Не дело детей говорить о книгах своих родителей, я и не ставлю перед собой такую задачу. Есть масса отзывов – как солагерников, так и собратьев по ремеслу, литературоведов, друзей, противников, недоброжелателей, просто читателей. Ни спорить с кем-либо, ни отстаивать какую-либо позицию я не собираюсь, да и права не имею. Но мне и о ней самой, о Евгении Семеновне Гинзбург, очень трудно говорить. Могут подумать, что мне мешает благодарность приемной дочери. Нисколько! Я жила в семье и не знала, что эта семья мне подарена, и была уверена, что в этой семье родилась. Как в любой семье, здесь бывало всякое. Боюсь, я доставила маме больше огорчений, чем радостей. Но вот какая странность: об Антоне Вальтере, моем приемном отце, я, кажется, могла бы написать подробно, вникая во все детали. О Евгении Гинзбург – нет! Почему? Не знаю, не спрашивайте.

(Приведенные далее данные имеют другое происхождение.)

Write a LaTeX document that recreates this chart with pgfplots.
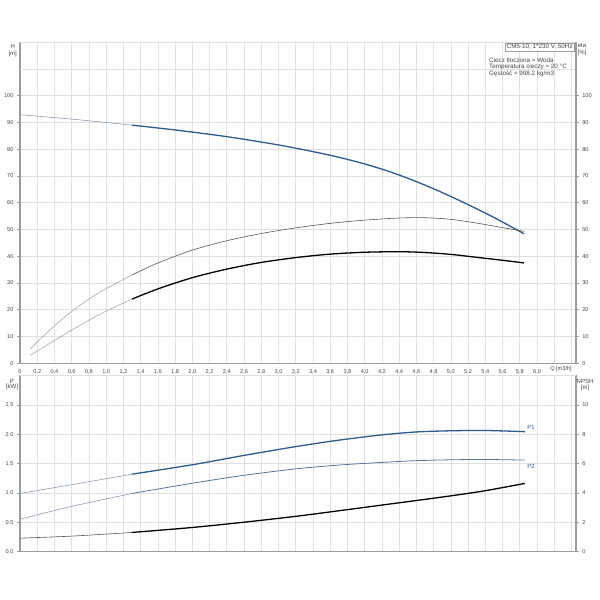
\documentclass[border=0pt]{standalone}
\usepackage{pgfplots}
\pgfplotsset{compat=1.18}
\usepackage{fontspec}
\setmainfont{Liberation Sans}
\definecolor{gridc}{HTML}{E0E0E0}
\definecolor{axc}{HTML}{9C9C9C}
\definecolor{txt}{HTML}{454545}
\definecolor{bthick}{HTML}{2D5B8B}
\definecolor{bthin}{HTML}{8C9DB2}
\definecolor{bmid}{HTML}{55769A}
\definecolor{gthin}{HTML}{A8A8A8}
\definecolor{gdark}{HTML}{555555}
\begin{document}
\begin{tikzpicture}
\path[use as bounding box] (0pt,0pt) rectangle (600pt,600pt);
\pgfplotsset{
  common/.style={
    scale only axis, width=555.8pt,
    xmin=0, xmax=6.45,
    xtick={0,0.2,0.4,0.6,0.8,1.0,1.2,1.4,1.6,1.8,2.0,2.2,2.4,2.6,2.8,3.0,3.2,3.4,3.6,3.8,4.0,4.2,4.4,4.6,4.8,5.0,5.2,5.4,5.6,5.8,6.0,6.2,6.4},
    grid style={color=gridc, line width=0.7pt},
    axis line style={color=axc, line width=1.5pt},
    tick style={color=axc, line width=0.6pt},
    xtick style={draw=none},
    major tick length=3pt,
    tick align=outside,
    tick label style={font=\fontsize{5.6}{6.5}\selectfont, text=txt},
    /pgf/number format/assume math mode=true,
    clip=false,
  },
  thinline/.style={smooth, no markers, line width=0.6pt},
  thickline/.style={smooth, no markers, line width=1.3pt},
}
% ---------------- top panel ----------------
\begin{axis}[common, at={(20pt,236.7pt)}, anchor=south west, height=321.1pt,
  ymin=0, ymax=120, ytick={0,10,...,100},
  extra y ticks={110,120}, extra y tick labels={},
  extra y tick style={major tick length=0pt, grid=major},
  xmajorgrids, ymajorgrids,
  axis x line*=bottom, axis y line*=left,
  xticklabels={0,{0,2},{0,4},{0,6},{0,8},{1,0},{1,2},{1,4},{1,6},{1,8},{2,0},{2,2},{2,4},{2,6},{2,8},{3,0},{3,2},{3,4},{3,6},{3,8},{4,0},{4,2},{4,4},{4,6},{4,8},{5,0},{5,2},{5,4},{5,6},{5,8},{6,0},{},{}},
]
% H curve
\addplot[thinline, color=bthin] coordinates {(0,92.9)(0.65,91.1)(1.3,89.0)};
\addplot[thickline, color=bthick] coordinates {(1.3,89.0)(1.8,87.2)(2.4,84.7)(3.0,81.6)(3.4,79.1)(3.7,77.0)(4.0,74.5)(4.3,71.5)(4.6,67.9)(4.9,63.8)(5.2,59.3)(5.5,54.5)(5.85,48.4)};
% upper eta
\addplot[thinline, color=gthin] coordinates {(0.12,5.3)(0.2,8.0)(0.4,14.0)(0.6,19.4)(0.8,24.0)(1.0,27.9)(1.3,33.0)};
\addplot[thinline, color=gdark] coordinates {(1.3,33.0)(1.6,37.5)(2.0,42.3)(2.4,45.8)(2.8,48.5)(3.2,50.6)(3.6,52.3)(4.0,53.5)(4.4,54.3)(4.7,54.4)(5.0,53.8)(5.3,52.4)(5.6,50.7)(5.85,49.3)};
% lower eta
\addplot[thinline, color=gthin] coordinates {(0.12,3.0)(0.2,4.6)(0.4,8.5)(0.6,12.4)(0.8,16.1)(1.0,19.5)(1.3,24.0)};
\addplot[thickline, color=black] coordinates {(1.3,24.0)(1.6,27.8)(2.0,32.0)(2.4,35.2)(2.8,37.7)(3.2,39.5)(3.6,40.8)(4.0,41.5)(4.4,41.7)(4.7,41.4)(5.0,40.7)(5.3,39.6)(5.6,38.5)(5.85,37.5)};
\end{axis}
\begin{axis}[common, at={(20pt,236.7pt)}, anchor=south west, height=321.1pt,
  ymin=0, ymax=120, ytick={0,10,...,100},
  axis y line*=right, axis x line=none,
]
\end{axis}
% ---------------- bottom panel ----------------
\begin{axis}[common, at={(20pt,48.5pt)}, anchor=south west, height=175.8pt,
  ymin=0, ymax=3, ytick={0,0.5,1.0,1.5,2.0,2.5},
  extra y ticks={3}, extra y tick labels={},
  extra y tick style={major tick length=0pt, grid=major},
  xmajorgrids, ymajorgrids,
  tick pos=left, xticklabels={},
  yticklabel style={/pgf/number format/.cd, fixed, precision=1, fixed zerofill},
]
\addplot[thinline, color=bthin] coordinates {(0,0.99)(0.6,1.14)(1.3,1.32)};
\addplot[thickline, color=bthick] coordinates {(1.3,1.32)(2.0,1.48)(2.6,1.64)(3.2,1.79)(3.7,1.90)(4.2,1.99)(4.6,2.04)(5.0,2.06)(5.4,2.065)(5.86,2.045)};
\addplot[thinline, color=bthin] coordinates {(0,0.55)(0.6,0.77)(1.3,0.99)};
\addplot[thinline, line width=0.8pt, color=bmid] coordinates {(1.3,0.99)(2.0,1.165)(2.6,1.30)(3.2,1.41)(3.7,1.475)(4.2,1.52)(4.6,1.55)(5.0,1.565)(5.4,1.57)(5.86,1.56)};
\node[font=\fontsize{6}{7}\selectfont, text=bthick] at (axis cs:5.93,2.11) {P1};
\node[font=\fontsize{6}{7}\selectfont, text=bthick] at (axis cs:5.93,1.455) {P2};
\end{axis}
\begin{axis}[common, at={(20pt,48.5pt)}, anchor=south west, height=175.8pt,
  ymin=0, ymax=12, ytick={0,2,...,10},
  axis y line*=right, axis x line=none,
]
\addplot[thinline, color=gdark] coordinates {(0,0.91)(0.6,1.05)(1.3,1.30)};
\addplot[thickline, color=black] coordinates {(1.3,1.30)(2.0,1.64)(2.6,2.0)(3.2,2.40)(3.7,2.78)(4.2,3.17)(4.6,3.48)(5.0,3.80)(5.4,4.15)(5.86,4.65)};
\end{axis}
% ---------------- texts ----------------
\begin{scope}[every node/.style={font=\fontsize{6}{7}\selectfont, text=txt, inner sep=0pt}]
\node at (12.7pt,554pt) {H};
\node at (12.7pt,546pt) {[m]};
\node at (582pt,554pt) {eta};
\node at (582pt,547pt) {[\%]};
\node at (12pt,218.3pt) {P};
\node at (12pt,213pt) {[kW]};
\node at (585pt,218.3pt) {NPSH};
\node at (585pt,212.3pt) {[m]};
\node[font=\fontsize{5.6}{6.5}\selectfont] at (561pt,231pt) {Q [m3/h]};
\node[draw=axc, line width=0.6pt, inner xsep=1.5pt, inner ysep=1.2pt, anchor=north east, fill=white, font=\fontsize{6.3}{7}\selectfont] at (574.5pt,557pt) {CM5-10, 1*230 V, 50Hz};
\node[anchor=west, font=\fontsize{6.3}{7}\selectfont] at (489pt,540pt) {Ciecz tłoczona = Woda};
\node[anchor=west, font=\fontsize{6.3}{7}\selectfont] at (489pt,532.7pt) {Temperatura cieczy = 20 °C};
\node[anchor=west, font=\fontsize{6.3}{7}\selectfont] at (489pt,525.8pt) {Gęstość = 998.2 kg/m3};
\end{scope}
\end{tikzpicture}
\end{document}
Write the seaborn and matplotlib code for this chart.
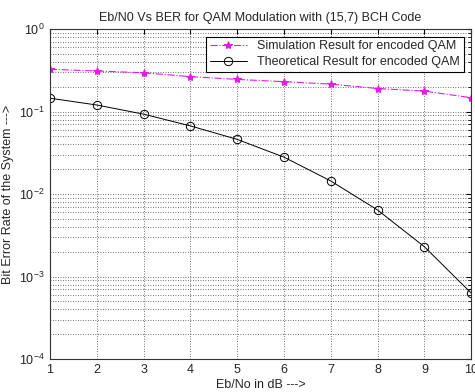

Я могу сказать только то, что и так вычитывается из ее книги, что запечатлено некоторыми мемуаристами. Она была очень ярким человеком. Красавица, умница, с обостренным чувством юмора. Колоссальная эрудиция и огромная трудоспособность. Блестящая речь и женский магнетизм (не утраченный до самых последних дней ее жизни). Стихи она могла читать наизусть часами. Кстати, она и человека могла оценивать по тому признаку, как он относится к определенным стихотворениям. Помню, как однажды была шокирована одна либеральная компания, когда она стала защищать литератора, служившего предметом постоянных нападок прогрессистов.
– Что вы, – горячо вступилась она, – мы с ним долго говорили о Владимире Соловьеве. Он помнит наизусть мое любимое:
Милый друг, иль ты не видишь,
Что все видимое нами –
Только отблеск, только тени
От незримого очами?
И она увлекалась и дочитывала стихи до конца:
Милый друг, иль ты не слышишь,
Что житейский шум трескучий
Только отклик искаженный
Торжествующих созвучий?
Милый друг, иль ты не чуешь,
Что одно на целом свете –
Только то, что сердце к сердцу
Говорит в немом привете?
Я заметила, что эти стихи были вообще тестом, который она время от времени устраивала различным людям, особенно полузнакомым (вокруг нее всегда было множество народу, в том числе и ненадежного). С ее точки зрения, это был трудный экзамен. Вообще же, несмотря на весь ее суровый опыт, она была чрезвычайно открыта, доверчива и, я бы сказала, наивна.
Странно было бы, если б на этих страницах, ломясь в открытую дверь, я стала бы рассказывать о неимоверно большой роли, которую сыграла книга Евгении Гинзбург или ее личность в моей собственной жизни. Но мне все же было чрезвычайно интересно узнать о том влиянии, которое было оказано книгой и ее автором на людей моего поколения, то есть на шестидесятников – людей, заставших краешек сталинской эры и перешедших в постбрежневскую, а теперь уже и в постельцинскую эпоху.
Я спросила об этом одного из тех, кого мама в 60-е годы называла своими молодыми друзьями (вокруг нее всегда было много молодежи). Вот, что он мне написал в письме, разрешив цитировать его без указания имени: «Впервые я увидел Евгению Семеновну в доме моих родителей, когда мне исполнилось лет 17–18. К этому времени у нее уже были закончены какие-то главы ее книги, и в тот же вечер отец разрешил мне почитать рукопись, названную „Седьмой вагон“.
Я читал и вспоминал лицо и интонации женщины, которую я только что видел, и соотносил ее образ с написанным. Я не мог даже догадываться о существовании ада, описанного в рукописи, – я читал такое впервые, но вот эта женщина с искрящимися юмором глазами этот ад пережила. И я отчетливо помню, что эмоциональная буря, вызванная во мне рукописью, была спровоцирована не в последнюю очередь эстетическими достоинствами повествования, а не только ее гуманитарной направленностью.